US: New highs for equities despite Intel sell-off

By 28th April 2019The US

Steady growth and low inflation are a good mix for equities, even when big names such as Intel stumble. Intel’s results are not symptomatic of the broader trend, reflecting firm-specific issues. The semi-conductor industry is shifting away from memory chips. Last September’s top for the S&P 500 was expected to offer more resistance: in the end, equities managed to hit new highs despite a big drop in the Philly Sox index.

Both software and R&D rose to fresh highs as a share of real GDP in Q1. The R&D numbers are likely to be revised higher too. Some of the big drivers of R&D last year have posted strong results.

The rise in the GDP estimate for software investment and R&D helped offset a big slowdown in spending on equipment. The dip in consumer spending on goods (-0.7% q/q, annualised) needs to be treated with some caution too: retail sales fell in December, but have since recovered, rising 2.0% in the three months to March.
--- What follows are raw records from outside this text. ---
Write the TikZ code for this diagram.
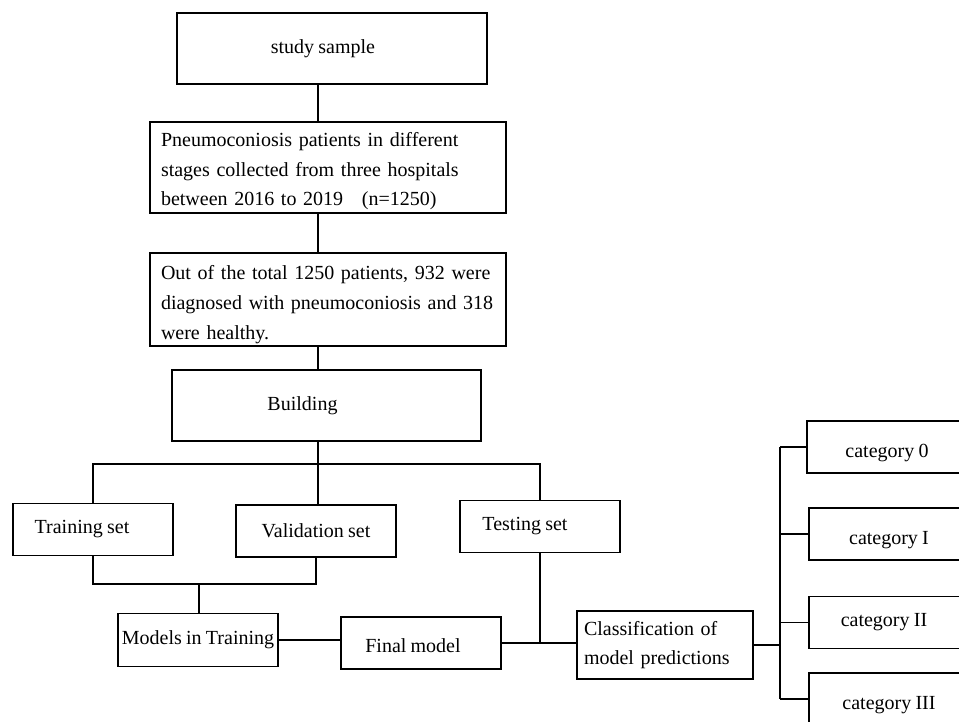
\documentclass[tikz,border=0pt]{standalone}
\usepackage{fontspec}
\setmainfont{Liberation Serif}[WordSpace=0.85]
\usepackage{tikz}

\begin{document}
\begin{tikzpicture}[x=1pt,y=-1pt,line width=1.3pt,
  box/.style={draw, rectangle, inner sep=0pt, font=\fontsize{20}{29.5}\selectfont},
  wide/.style={box, minimum width=356pt, inner xsep=11pt, text width=334pt, align=left},
  small/.style={box, minimum width=160pt, minimum height=52pt},
  catbox/.style={small, text height=25pt, text depth=4pt}]

\clip (0,0) rectangle (959,722);
\fill[white] (0,0) rectangle (959,722);

% define the boxes of the main column
  \node[box, minimum width=310pt, minimum height=71pt] (sample) at (332,48.5) {study sample\hspace*{18pt}};
  \node[wide, minimum height=91pt] (patients) at (328,167.5)
{\rule{0pt}{22pt}Pneumoconiosis patients in different\\
stages collected from three hospitals\\
between 2016 to 2019 \hspace{12pt}(n=1250)};
  \node[wide, minimum height=93pt, font=\fontsize{20}{30}\selectfont] (healthy) at (328,299.5)
{\rule{0pt}{25pt}Out of the total 1250 patients, 932 were\\
diagnosed with pneumoconiosis and 318\\
were healthy.};
  \node[box, minimum width=309pt, minimum height=71pt] (building) at (326.5,405.5) {Building\hspace*{48pt}};

% define the sets and the models
  \node[small] (train) at (93,529.5) {Training set\hspace*{22pt}};
  \node[small] (valid) at (316,531) {Validation set};
  \node[small] (test)  at (540,526.5) {Testing set\hspace*{30pt}};
  \node[small, minimum height=53pt] (models) at (198,640) {Models in Training};
  \node[small, text height=22pt, text depth=4pt] (final) at (421,643) {Final model\hspace*{16pt}};
  \node[box, minimum width=176pt, minimum height=68pt, inner xsep=7pt, text width=162pt, align=left] (classif) at (665,645)
{Classification of\\
model predictions};

% define the categories
  \node[catbox] (cat0)   at (887,447) {category 0};
  \node[catbox] (cat1)   at (889,534) {category I};
  \node[small]  (cat2)   at (889,622.5) {category II\hspace*{10pt}};
  \node[catbox] (cat3)   at (889,699) {category III};

% define the joints
  \coordinate (trunk) at (318,0);
  \coordinate (split) at (318,464);
  \coordinate (join)  at (199,584);
  \coordinate (bus)   at (780,646);

% define the links
  \draw (sample.south -| trunk) -- (patients.north -| trunk);
  \draw (patients.south -| trunk) -- (healthy.north -| trunk);
  \draw (healthy.south -| trunk) -- (building.north -| trunk);
  \draw (building.south -| trunk) -- (valid.north -| trunk);
  \draw (train.north) |- (split) -| (test.north);
  \draw (train.south) |- (join) -| (valid.south);
  \draw (join) -- (join |- models.north);
  \draw (models.east) -- (models.east -| final.west);
  \draw (final.east) -- (final.east -| classif.west);
  \draw (test.south) -- (test.south |- final.east);
  \draw (classif.east) -- (classif.east -| bus);
  \draw (cat0.west -| bus) -- (cat3.west -| bus);
  \foreach \c in {cat0,cat1,cat2,cat3}
    \draw (\c.west) -- (\c.west -| bus);

\end{tikzpicture}
\end{document}
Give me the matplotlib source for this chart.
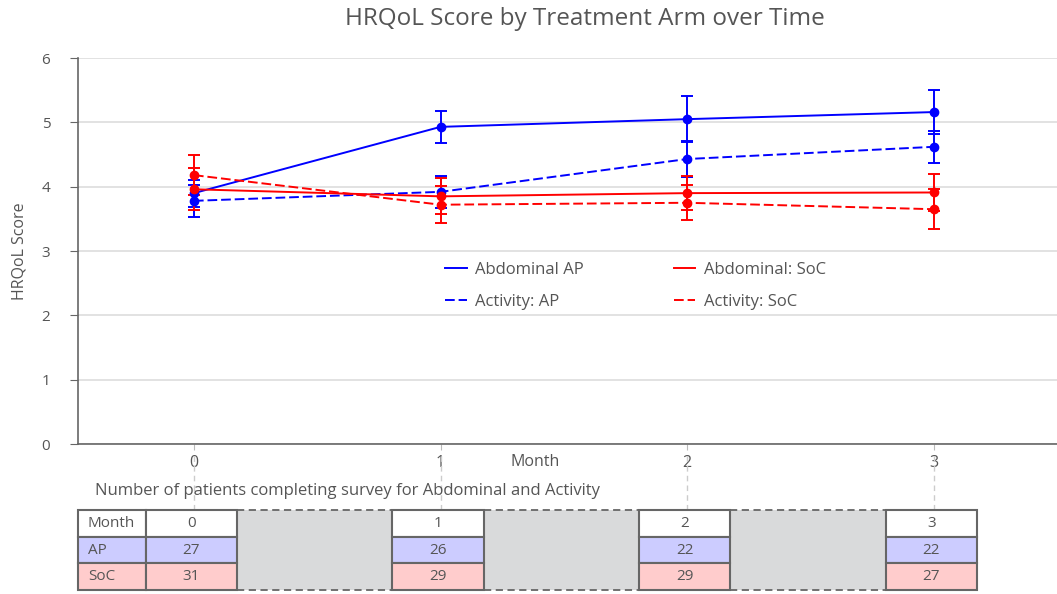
import numpy as np
import matplotlib.pyplot as plt
from matplotlib.patches import Rectangle
from matplotlib.lines import Line2D

plt.rcParams['font.family'] = ['Open Sans', 'DejaVu Sans']

# survey months
months = [0, 1, 2, 3]

# mean HRQoL scores and error half-widths
abd_ap = [3.90, 4.93, 5.05, 5.16]
abd_ap_err = [0.21, 0.25, 0.36, 0.34]
act_ap = [3.78, 3.92, 4.43, 4.62]
act_ap_err = [0.25, 0.25, 0.28, 0.25]
abd_soc = [3.96, 3.85, 3.90, 3.91]
abd_soc_err = [0.33, 0.28, 0.27, 0.29]
act_soc = [4.18, 3.72, 3.75, 3.65]
act_soc_err = [0.31, 0.29, 0.27, 0.31]

# patients completing survey
n_ap = [27, 26, 22, 22]
n_soc = [31, 29, 29, 27]

TXT = "#555555"
AXC = "#666666"
XLIM = (-0.47, 3.5)
DASH = (0, (5, 2))

fig = plt.figure(figsize=(10.57, 5.94), dpi=100)
ax = fig.add_axes([0.0738, 0.2525, 0.9262, 0.6498])

series = [
    (abd_ap, abd_ap_err, "blue", "-", "Abdominal AP"),
    (act_ap, act_ap_err, "blue", DASH, "Activity: AP"),
    (abd_soc, abd_soc_err, "red", "-", "Abdominal: SoC"),
    (act_soc, act_soc_err, "red", DASH, "Activity: SoC"),
]
handles = []
for y, err, col, ls, name in series:
    ax.errorbar(months, y, yerr=err, fmt="none", ecolor=col, elinewidth=1.4,
                capsize=4, capthick=1.4, zorder=3)
    ax.plot(months, y, color=col, ls=ls, lw=1.4, marker="o", markersize=6, zorder=4)
    handles.append(Line2D([], [], color=col, ls=ls, lw=1.4, label=name))

ax.set_xlim(*XLIM)
ax.set_ylim(0, 6)
ax.set_yticks(range(7))
ax.set_xticks(months)
ax.grid(axis="y", color="#dddddd", lw=1.2)
ax.set_axisbelow(True)
for s in ["top", "right"]:
    ax.spines[s].set_visible(False)
for s in ["left", "bottom"]:
    ax.spines[s].set_color(AXC)
    ax.spines[s].set_linewidth(1.2)
ax.tick_params(axis="y", colors=AXC, labelcolor=TXT, labelsize=11, length=6, pad=14)
ax.tick_params(axis="x", colors="#bbbbbb", labelcolor=TXT, labelsize=11.5, length=4, pad=4)
ax.set_ylabel("HRQoL Score", color=TXT, fontsize=11.5, labelpad=10)
ax.set_xlabel("Month", color=TXT, fontsize=11.5)
ax.xaxis.set_label_coords((535 - 78) / 979, -0.027)
ax.set_title("HRQoL Score by Treatment Arm over Time", color=TXT, fontsize=17.5, pad=24,
             x=(585 - 78) / 979)

# legend order: column-first fill gives Abdominal on top row
leg = ax.legend(handles=handles, ncol=2, loc="upper left", bbox_to_anchor=(0.373, 0.477),
                frameon=True, fontsize=12, handlelength=1.3, handletextpad=0.5,
                columnspacing=5.4, labelspacing=1.0, borderaxespad=0, borderpad=0.1)
leg.get_frame().set_edgecolor("none")
leg.get_frame().set_facecolor("white")
leg.get_frame().set_alpha(1)
for t in leg.get_texts():
    t.set_color(TXT)

# patient count table
tb = fig.add_axes([0.0738, 0.0067, 0.9262, 0.1347])
tb.set_xlim(*XLIM)
tb.set_ylim(0, 3)
tb.axis("off")
half = 0.185
lab_left = XLIM[0]
lab_right = months[0] - half - 0.01
rows = [("Month", months, "white", 2), ("AP", n_ap, "#ccccff", 1), ("SoC", n_soc, "#ffcccc", 0)]
for name, vals, fc, y0 in rows:
    tb.add_patch(Rectangle((lab_left, y0), lab_right - lab_left, 1, fc=fc, ec=AXC, lw=1.5,
                           clip_on=False))
    tb.text(lab_left + 0.04, y0 + 0.5, name, color=TXT, fontsize=11, va="center", ha="left")
    for m, v in zip(months, vals):
        tb.add_patch(Rectangle((m - half - 0.01, y0), 2 * half, 1, fc=fc, ec=AXC, lw=1.5,
                               clip_on=False))
        tb.text(m - 0.01, y0 + 0.5, str(v), color=TXT, fontsize=11, va="center", ha="center")
for a, b in zip(months[:-1], months[1:]):
    x0 = a + half - 0.01
    x1 = b - half - 0.01
    tb.add_patch(Rectangle((x0, 0), x1 - x0, 3, fc="#d9dadb", ec="none", zorder=0))
    tb.plot([x0, x1], [3, 3], color=AXC, lw=1.3, ls=(0, (4, 2.5)), clip_on=False)
    tb.plot([x0, x1], [0, 0], color=AXC, lw=1.3, ls=(0, (4, 2.5)), clip_on=False)
for m in months:
    tb.plot([m, m], [3, 5.05], color="#cccccc", lw=1, ls=(0, (4, 3)), clip_on=False, zorder=0)

fig.text(95 / 1057, 1 - 491 / 594, "Number of patients completing survey for Abdominal and Activity",
         color=TXT, fontsize=12, va="center", ha="left")

fig.savefig("out.png", dpi=100)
The focus for markets will now shift to the payroll report on Friday. A pick-up in average hourly earnings growth may fuel concerns that inflation will head higher. The Q1 core consumption deflator should provide some reassurance: in annualised terms, the q/q increase (1.3%) marked a big deceleration from Q4. Innovation will be key to the US recording its longest economic expansion since official records began, in 1854, while keeping inflation low.